The more disabused a man's mind, the more he risks, stricken by love, reacting like a schoolgirl.
Deep in his heart, man aspires to rejoin the condition he had before consciousness. History is merely the detour he takes to get there.
Sooner or later, each desire must encounter its lassitude: its truth...
What am I, other than a chance in the infinite probabilities of not having been!
In the fact of being born there is such an absence of necessity that when you think about it a little more than usual, you are left...with a foolish grin.
Objection to scientific knowledge: this world doesn't deserve to be known.
However intimate we may be with the operations of the mind, we cannot think more than two or three minutes a day; - unless, by taste or by profession, we practice, for hours on end, brutalizing words in order to extract ideas from them...The intellectual represents the major disgrace, the culminating failure of Homo sapiens.
After a quarter of an hour, no one can observe another's despair without impatience.
Ideas should be neutral. But man animates them with his passions and folly. Impure and turned into beliefs, they take on the appearance of reality. The passage from logic is consummated. Thus are born ideologies, doctrines, and bloody farce.
Glory — once achieved, what is it worth?
When you know quite absolutely that everything is unreal, you then cannot see why you should take the trouble to prove it.
Old age, after all, is merely the punishment for having lived.
Try to be free: you will die of hunger.
If I were asked to summarize as briefly as possible my vision of things, to reduce it to its most succinct expression, I should replace words with an exclamation point, a definitive !
No longer ask me for my program: isn't breathing one?
Without the faculty of forgetting, our past would weigh so heavily on our present that we should not have the strength to confront another moment, still less to live through it. Life would be bearable only to frivolous natures, those in fact who do not remember.

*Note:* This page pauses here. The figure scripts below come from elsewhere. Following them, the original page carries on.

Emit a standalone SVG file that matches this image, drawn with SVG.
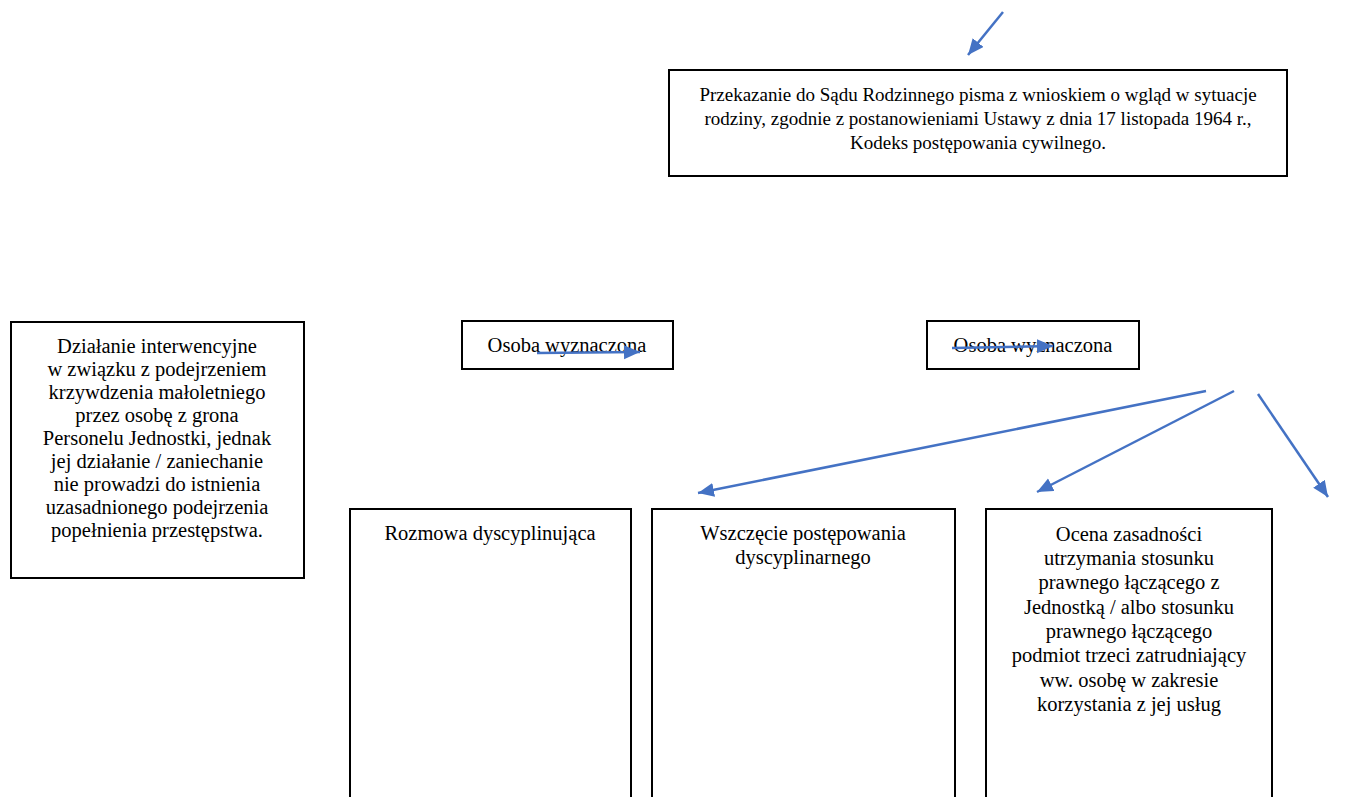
<svg xmlns="http://www.w3.org/2000/svg" width="1359" height="797" viewBox="0 0 1359 797">
<defs>
<marker id="ah" markerUnits="userSpaceOnUse" markerWidth="18" markerHeight="16" refX="16" refY="7" orient="auto">
<path d="M0,0 L16,7 L0,14 Z" fill="#4472C4"/>
</marker>
</defs>
<rect width="1359" height="797" fill="#fff"/>
<g id="n-sad">
<rect x="669" y="70" width="618" height="106" fill="#fff" stroke="#000" stroke-width="2"/>
<text font-family="Liberation Serif" font-size="19" text-anchor="middle" x="978" y="101">Przekazanie do Sądu Rodzinnego pisma z wnioskiem o wgląd w sytuacje</text>
<text font-family="Liberation Serif" font-size="19" text-anchor="middle" x="978" y="125">rodziny, zgodnie z postanowieniami Ustawy z dnia 17 listopada 1964 r.,</text>
<text font-family="Liberation Serif" font-size="19" text-anchor="middle" x="978" y="149">Kodeks postępowania cywilnego.</text>
</g>
<g id="n-dzialanie">
<rect x="11" y="322" width="293" height="256" fill="#fff" stroke="#000" stroke-width="2"/>
<text font-family="Liberation Serif" font-size="20.5" text-anchor="middle" x="157" y="353">Działanie interwencyjne</text>
<text font-family="Liberation Serif" font-size="20.5" text-anchor="middle" x="157" y="376">w związku z podejrzeniem</text>
<text font-family="Liberation Serif" font-size="20.5" text-anchor="middle" x="157" y="399">krzywdzenia małoletniego</text>
<text font-family="Liberation Serif" font-size="20.5" text-anchor="middle" x="157" y="422">przez osobę z grona</text>
<text font-family="Liberation Serif" font-size="20.5" text-anchor="middle" x="157" y="445">Personelu Jednostki, jednak</text>
<text font-family="Liberation Serif" font-size="20.5" text-anchor="middle" x="157" y="468">jej działanie / zaniechanie</text>
<text font-family="Liberation Serif" font-size="20.5" text-anchor="middle" x="157" y="491">nie prowadzi do istnienia</text>
<text font-family="Liberation Serif" font-size="20.5" text-anchor="middle" x="157" y="514">uzasadnionego podejrzenia</text>
<text font-family="Liberation Serif" font-size="20.5" text-anchor="middle" x="157" y="537">popełnienia przestępstwa.</text>
</g>
<g id="n-osoba1">
<rect x="462" y="321" width="211" height="48" fill="#fff" stroke="#000" stroke-width="2"/>
<text font-family="Liberation Serif" font-size="20.5" text-anchor="middle" x="567" y="352">Osoba wyznaczona</text>
</g>
<g id="n-osoba2">
<rect x="927" y="321" width="212" height="48" fill="#fff" stroke="#000" stroke-width="2"/>
<text font-family="Liberation Serif" font-size="20.5" text-anchor="middle" x="1033" y="352">Osoba wyznaczona</text>
</g>
<g id="n-rozmowa">
<rect x="350" y="509" width="281" height="310" fill="#fff" stroke="#000" stroke-width="2"/>
<text font-family="Liberation Serif" font-size="20.5" text-anchor="middle" x="490" y="540">Rozmowa dyscyplinująca</text>
</g>
<g id="n-wszczecie">
<rect x="652" y="509" width="303" height="310" fill="#fff" stroke="#000" stroke-width="2"/>
<text font-family="Liberation Serif" font-size="20.5" text-anchor="middle" x="803" y="540">Wszczęcie postępowania</text>
<text font-family="Liberation Serif" font-size="20.5" text-anchor="middle" x="803" y="564">dyscyplinarnego</text>
</g>
<g id="n-ocena">
<rect x="986" y="509" width="286" height="310" fill="#fff" stroke="#000" stroke-width="2"/>
<text font-family="Liberation Serif" font-size="20.5" text-anchor="middle" x="1129" y="541">Ocena zasadności</text>
<text font-family="Liberation Serif" font-size="20.5" text-anchor="middle" x="1129" y="565">utrzymania stosunku</text>
<text font-family="Liberation Serif" font-size="20.5" text-anchor="middle" x="1129" y="589">prawnego łączącego z</text>
<text font-family="Liberation Serif" font-size="20.5" text-anchor="middle" x="1129" y="614">Jednostką / albo stosunku</text>
<text font-family="Liberation Serif" font-size="20.5" text-anchor="middle" x="1129" y="638">prawnego łączącego</text>
<text font-family="Liberation Serif" font-size="20.5" text-anchor="middle" x="1129" y="662">podmiot trzeci zatrudniający</text>
<text font-family="Liberation Serif" font-size="20.5" text-anchor="middle" x="1129" y="687">ww. osobę w zakresie</text>
<text font-family="Liberation Serif" font-size="20.5" text-anchor="middle" x="1129" y="711">korzystania z jej usług</text>
</g>
<g id="connectors" fill="none" stroke="#4472C4" stroke-width="2.5">
<line x1="1003" y1="12" x2="968" y2="55" marker-end="url(#ah)"/>
<line x1="537" y1="353" x2="640" y2="352" marker-end="url(#ah)"/>
<line x1="952" y1="348" x2="1053" y2="346" marker-end="url(#ah)"/>
<line x1="1206" y1="391" x2="698" y2="493" marker-end="url(#ah)"/>
<line x1="1234" y1="391" x2="1037" y2="492" marker-end="url(#ah)"/>
<line x1="1258" y1="394" x2="1328" y2="497" marker-end="url(#ah)"/>
</g>
</svg>
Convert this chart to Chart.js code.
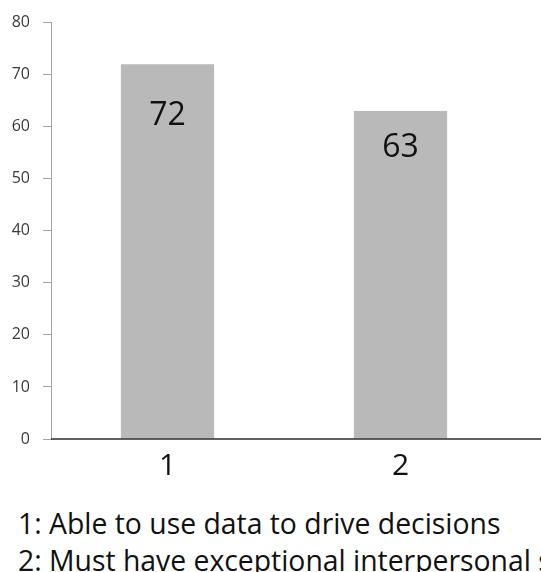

If the skeptic admits that truth exists, he allows the innocent illusion of believing they will some day possess it. As for me, he declares, I abide by appearances, I note what they are and adhere to them only to the degree that, as a living being, I cannot do otherwise. I act like other people, I perform the same deeds they do, but I identify myself with neither my words nor my actions, I bow to customs and laws, I pretend to share the convictions, i.e., the prejudices of my fellow citizens, while knowing that in the last analysis I am quite as unreal as they are...What then is a skeptic? - A ghost: a conformist ghost.